Varadkar and May push for June deal to restore Stormont

Taoiseach and UK prime minister urge parties to take advantage of ‘narrow window’

Taoiseach Leo Varadkar and British prime minister Theresa May: urged Northern Ireland’s main political parties to engage “substantively” on forging a deal.  File photograph: Brian Lawless/AFP/Getty

Taoiseach Leo Varadkar and British prime minister Theresa May: urged Northern Ireland’s main political parties to engage “substantively” on forging a deal. File photograph: Brian Lawless/AFP/Getty

 

Taoiseach Leo Varadkar and British prime minister Theresa May have urged Northern Ireland’s five main parties to engage “substantively” on forging a deal to restore the Executive and Assembly.

On Sunday night Mr Varadkar and Mrs May gave their approval for the British and Irish governments and the parties to press ahead with concerted efforts through this month to strike a deal to restore the powersharing institutions.

“We believe it is imperative that the parties now move without delay to engaging substantively on the shape of a final agreement,” said Mr Varadkar and Mrs May in a joint statement issued on Sunday night.

They said they believed there was a “genuine but narrow” opportunity for reaching agreement ahead of the beginning of the marching season in July.

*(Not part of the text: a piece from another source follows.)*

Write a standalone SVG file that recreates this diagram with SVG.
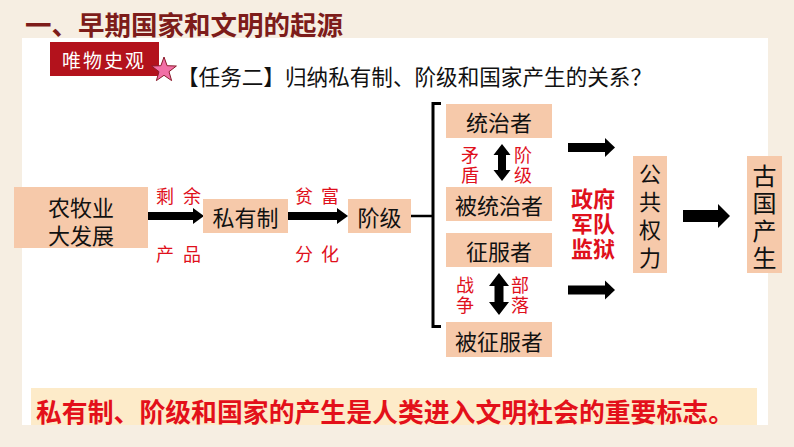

Tánaiste and Minister for Foreign Affairs Simon Coveney and Northern Secretary Karen Bradley will now lead “intensified” talks at Stormont beginning on Monday aimed at reinstating the Executive and Assembly.

All five parties said after round-table talks on Thursday that they were committed to reaching an agreement.

In their statement, Mr Varadkar and Ms May noted how Mr Coveney and Ms Bradley recommended to them that the talks should continue with the aim of finding an agreement before the end of June.

“We welcome the constructive engagement shown by all parties to date,” said the two leaders. “It is clear to us that the Northern Ireland political parties wish to see the institutions of the Belfast/Good Friday Agreement restored, but operating on a more credible and sustainable basis.”

Big hurdles

Without referring to big hurdles such as an Irish-language act and same-sex marriage, they noted that key difficulties remained. “While broad consensus has been reached on some issues, other areas remain to be resolved,” they said.

After a month of talks that were triggered by the fatal shooting of Lyra McKee by the New IRA in Derry, the two governments and the five parties agreed that the mood at the negotiations was positive but now was the time to try to grasp the challenging issues such as the Irish language and gay marriage.

In advance of marching season, the difficulties over Brexit and the focus on the Conservatives choosing a new leader and prime minister, there is uncertainty over whether sufficient attention can be concentrated on achieving a deal.

Sinn Féin leader Mary Lou McDonald said on Sunday night that “progress is possible and necessary”.

“We have faced greater challenges in the past, and with generosity and imagination we have found a way forward,” she said. “Sinn Féin will enter the next phase of talks dedicated to reaching agreement and a route back to all-party powersharing.”